Thursday, March 30, 2006

soup kitchen blues

Saturday afternoon and I’m serving up bowls of hot soup at the homeless shelter with a buddy of mine… Heath. He asked me to help him out cause he’s got a deal going on with the guy who runs the kitchen that any hours his friend's wind up working will be added to his community service log. Heath got popped with two back-to-back dui’s and he’s damned lucky he didn’t have to serve jail time. Instead, he got strapped with hefty fines, ‘alcoholics anonymous’ classes, a revoked license, random drug testing, and a shit-load of community service hours. So Heath struck up a deal with me that for every hour I work with him he would pay me ten bucks cash so he can knock out the community service hours as quickly as possible. I’m pretty hard up for funds right now so I agreed. I figure: ten bucks per hour untaxed, three hot meals, and the chance to meet some interesting characters… hell, why not? Plus, I don’t have much else to do on Saturday besides get high and lay around my shit-hole apartment thinking about how hungry I am. So here I am resplendent in a hair net, gray dickies, and a mechanic's shirt I bought at the thrift store with a name patch that ironically reads: “ Jesus.”

Heath’s been working the soup kitchen now for several weeks and he’s in good with the transients, bums, and junkie regulars. I met a few of them while on break standing around the front entrance smoking Pall Malls. I’m pretty bad with names and the ones I actually can recall all have zany nicknames. For instance there’s the crazy tweaker named “Arkansas Dave.” He has a 3 ft long scraggly ZZ Top beard. He seems normal enough in conversation, as normal as a tweaked-out meth addict will be, but when he’s alone the guy will completely fly off the handle shouting at the top of his lungs at the imaginary demons of his past. There’s “Jim Crow,” a 300 lb former member of the Aryan Brotherhood. Very scary dude at first but once you get to know him he’s a really down to earth guy - a stand-up guy who’d give you the shirt off his back if you needed it. There’s “Betty Boop,” a former stripper heroin addict who has most of her upper front teeth rotted away and a lazy eye. There was a time she’d get by on looks alone, bouncing from man to man, from sugar-daddy to sugar-daddy. Time ran out for Betty Boop. Her looks faded. She became a junkie. Her kids were confiscated by the state. And the rest, as they say, is history. She still spreads her legs, bounces from man to man from cot to cot, but now it’s because she’s sickeningly lonely or needs to get a fix. In fact, she even tried to come on to me by the back storage room and I graciously declined her offer.

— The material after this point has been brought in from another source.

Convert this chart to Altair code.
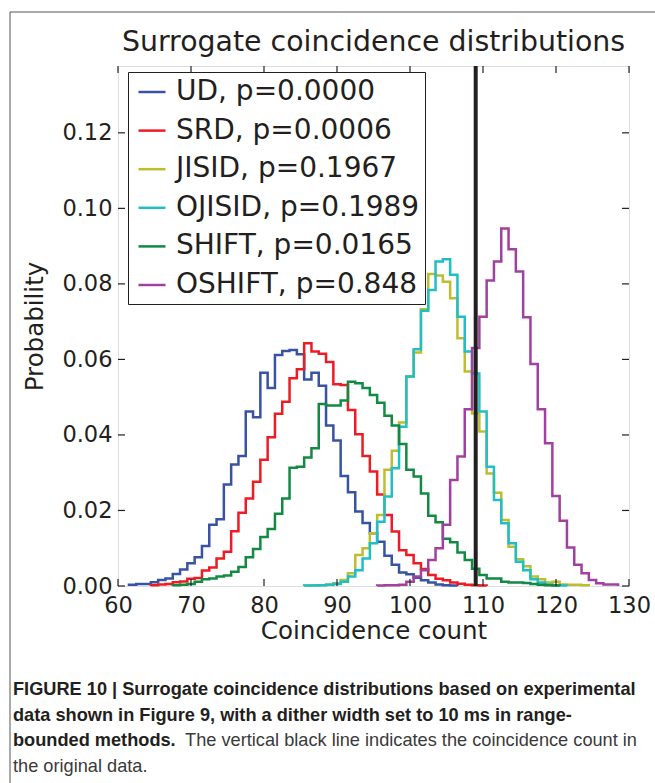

There were a few more but these were the ones that stuck out in my mind. I promised Heath I’d do a couple more Saturday’s with him so I hope to sit down with some of these guys and collect some stories to share.

5 comments:

extraspecialbitter said...

rescue mission --
a name named Jesus
serves me soup

Adams Avenue said...

I love nicknames. What was yours?

Lemme guess: "Slippery when wet."

I'm so good at this game.

-jkg said...

you get stories and to taste a desperation more intense than even your own, and he gets more hours knowcked off community service. add in the three squares and the fact you get paid its a win win win win. awesome.

AND you are doing something genuinely of service. sounds like a sweet deal.

RuKsaK said...

Now that is a premise - a fucking gorgeous premise for the start of something big. Christ! I wish I the start of a story like this up my sleeve. You could do a million things following this start and only a handful would be likely to fail.

Fucking loved this - it's bitten me good.

emeralda said...

one of the first things my boyfriend told me when we first met was: please, piranha, be cautious.

he sees this innocent fairy tale child in me, this light being, this angel that needs to be protected from the BAD BAD hollyweird world out there.
again: reality?
he says he brings people back to reality by unveiling their illusions and my optimism.
which reality?
as long, as my reality works, i ll stay here. it is good for me. and i've come a long way.
I LOVE the streets, yeah, it is dangerous, yeah, I might be abused and beaten up and raped and robbed and what not but I walk through the streets with all i have: unconditional love and smiles. and as I have lots of it, i give lots of it. people don't abuse me. I know the difference between thirsty and starving people and vampires. i know how to protect myself.
maybe it s an illusion but it still works. until the day it won't and we'll take it then from there.

i love teh crooked and the broken characters. i am friends with the homeless and junkies. I am interested in listening to their stories and i see the dignity behind the rotten teeth, the smelly dirty clothes and unsteady eyes.
i feel the longing behind the high and the pain behind the low and i have sympathy for - no, not the devil. for the human in each of us.